**Records supplied:**
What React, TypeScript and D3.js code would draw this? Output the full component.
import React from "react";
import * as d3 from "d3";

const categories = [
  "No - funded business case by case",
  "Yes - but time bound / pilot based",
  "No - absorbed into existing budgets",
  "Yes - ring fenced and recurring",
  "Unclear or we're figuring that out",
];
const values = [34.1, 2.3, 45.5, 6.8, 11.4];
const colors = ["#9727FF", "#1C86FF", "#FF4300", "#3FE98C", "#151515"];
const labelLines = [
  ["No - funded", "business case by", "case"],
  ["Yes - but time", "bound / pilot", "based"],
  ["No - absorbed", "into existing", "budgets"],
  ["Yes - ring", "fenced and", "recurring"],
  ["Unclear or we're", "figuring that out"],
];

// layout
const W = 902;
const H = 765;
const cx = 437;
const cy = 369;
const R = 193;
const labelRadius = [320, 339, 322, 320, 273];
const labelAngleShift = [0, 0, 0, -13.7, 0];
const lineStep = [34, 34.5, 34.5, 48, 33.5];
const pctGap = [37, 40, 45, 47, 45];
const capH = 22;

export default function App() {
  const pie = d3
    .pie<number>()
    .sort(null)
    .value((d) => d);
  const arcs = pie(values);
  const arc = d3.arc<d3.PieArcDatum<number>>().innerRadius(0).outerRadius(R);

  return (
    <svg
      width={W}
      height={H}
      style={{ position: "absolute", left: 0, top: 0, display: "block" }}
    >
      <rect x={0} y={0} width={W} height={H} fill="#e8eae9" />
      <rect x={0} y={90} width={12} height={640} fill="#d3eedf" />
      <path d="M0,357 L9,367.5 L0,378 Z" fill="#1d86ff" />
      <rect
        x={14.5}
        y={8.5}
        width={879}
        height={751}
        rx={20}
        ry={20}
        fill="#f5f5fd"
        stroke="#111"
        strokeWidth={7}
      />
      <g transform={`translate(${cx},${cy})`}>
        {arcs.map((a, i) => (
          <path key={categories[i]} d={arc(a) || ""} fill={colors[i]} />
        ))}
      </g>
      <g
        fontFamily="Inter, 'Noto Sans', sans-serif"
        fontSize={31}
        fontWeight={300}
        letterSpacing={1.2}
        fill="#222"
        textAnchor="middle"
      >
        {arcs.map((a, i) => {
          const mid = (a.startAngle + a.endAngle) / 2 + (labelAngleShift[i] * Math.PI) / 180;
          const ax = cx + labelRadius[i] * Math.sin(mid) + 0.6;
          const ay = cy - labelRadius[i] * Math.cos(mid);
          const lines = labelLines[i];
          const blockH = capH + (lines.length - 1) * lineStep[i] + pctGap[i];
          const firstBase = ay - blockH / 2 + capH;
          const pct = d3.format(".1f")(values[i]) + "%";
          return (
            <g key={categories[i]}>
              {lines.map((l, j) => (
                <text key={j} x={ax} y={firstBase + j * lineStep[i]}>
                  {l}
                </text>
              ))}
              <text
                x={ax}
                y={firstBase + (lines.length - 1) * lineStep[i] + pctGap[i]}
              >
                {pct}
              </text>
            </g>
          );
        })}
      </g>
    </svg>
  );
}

==

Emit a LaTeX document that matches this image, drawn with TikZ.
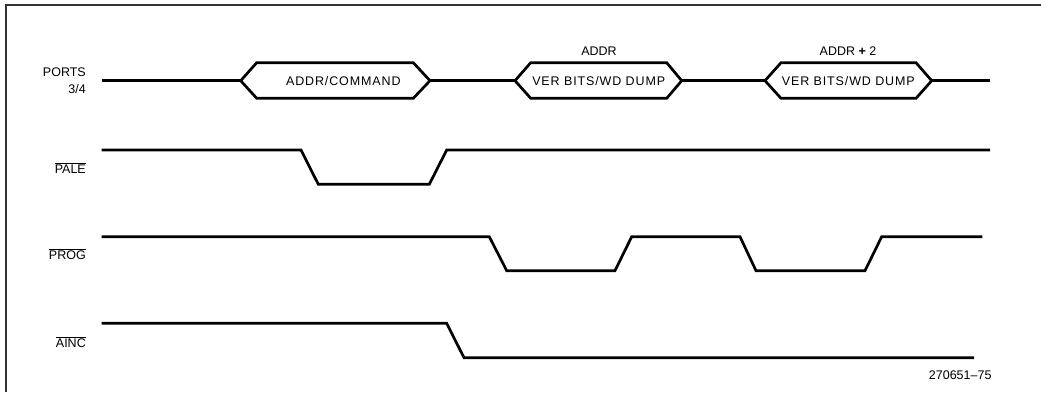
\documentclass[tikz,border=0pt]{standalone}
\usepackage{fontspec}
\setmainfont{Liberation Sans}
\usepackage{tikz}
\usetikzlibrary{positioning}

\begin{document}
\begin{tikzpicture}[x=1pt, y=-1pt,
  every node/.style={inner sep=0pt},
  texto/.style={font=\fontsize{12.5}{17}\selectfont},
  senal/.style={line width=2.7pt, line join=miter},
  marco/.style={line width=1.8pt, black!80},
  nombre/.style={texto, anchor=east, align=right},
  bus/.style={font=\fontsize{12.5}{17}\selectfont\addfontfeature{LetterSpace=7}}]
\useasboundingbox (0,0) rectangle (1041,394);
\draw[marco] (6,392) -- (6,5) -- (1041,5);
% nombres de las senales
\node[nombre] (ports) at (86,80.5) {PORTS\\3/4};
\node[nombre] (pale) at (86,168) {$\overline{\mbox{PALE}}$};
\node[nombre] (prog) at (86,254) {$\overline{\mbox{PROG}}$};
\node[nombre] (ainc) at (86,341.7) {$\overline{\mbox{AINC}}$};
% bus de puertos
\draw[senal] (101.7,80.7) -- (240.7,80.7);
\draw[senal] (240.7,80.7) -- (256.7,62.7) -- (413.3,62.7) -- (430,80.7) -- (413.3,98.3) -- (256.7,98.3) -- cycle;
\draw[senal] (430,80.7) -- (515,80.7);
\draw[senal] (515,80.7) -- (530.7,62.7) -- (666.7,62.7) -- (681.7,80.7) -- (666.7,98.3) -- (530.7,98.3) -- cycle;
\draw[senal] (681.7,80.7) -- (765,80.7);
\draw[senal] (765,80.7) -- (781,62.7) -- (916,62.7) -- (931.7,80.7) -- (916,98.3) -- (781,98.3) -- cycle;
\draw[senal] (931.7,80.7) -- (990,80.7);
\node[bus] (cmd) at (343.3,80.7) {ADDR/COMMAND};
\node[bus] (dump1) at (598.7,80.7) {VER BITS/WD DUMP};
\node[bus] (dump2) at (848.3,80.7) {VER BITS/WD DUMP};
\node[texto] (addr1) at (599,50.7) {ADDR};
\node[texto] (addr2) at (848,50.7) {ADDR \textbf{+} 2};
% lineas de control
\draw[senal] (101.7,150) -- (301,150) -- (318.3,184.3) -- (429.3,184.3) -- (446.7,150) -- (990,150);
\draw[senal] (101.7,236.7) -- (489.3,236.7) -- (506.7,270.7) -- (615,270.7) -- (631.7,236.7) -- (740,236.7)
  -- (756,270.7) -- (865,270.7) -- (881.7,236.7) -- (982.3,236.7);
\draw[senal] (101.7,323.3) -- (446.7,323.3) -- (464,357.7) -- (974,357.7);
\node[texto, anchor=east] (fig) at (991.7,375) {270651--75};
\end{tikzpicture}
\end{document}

**What you will do:** Please return, exactly as they appear, the lines starting at the one that contains "What React, TypeScript" and ending at the one that contains "const capH = 22;".

**Reply:**
What React, TypeScript and D3.js code would draw this? Output the full component.
import React from "react";
import * as d3 from "d3";

const categories = [
  "No - funded business case by case",
  "Yes - but time bound / pilot based",
  "No - absorbed into existing budgets",
  "Yes - ring fenced and recurring",
  "Unclear or we're figuring that out",
];
const values = [34.1, 2.3, 45.5, 6.8, 11.4];
const colors = ["#9727FF", "#1C86FF", "#FF4300", "#3FE98C", "#151515"];
const labelLines = [
  ["No - funded", "business case by", "case"],
  ["Yes - but time", "bound / pilot", "based"],
  ["No - absorbed", "into existing", "budgets"],
  ["Yes - ring", "fenced and", "recurring"],
  ["Unclear or we're", "figuring that out"],
];

// layout
const W = 902;
const H = 765;
const cx = 437;
const cy = 369;
const R = 193;
const labelRadius = [320, 339, 322, 320, 273];
const labelAngleShift = [0, 0, 0, -13.7, 0];
const lineStep = [34, 34.5, 34.5, 48, 33.5];
const pctGap = [37, 40, 45, 47, 45];
const capH = 22;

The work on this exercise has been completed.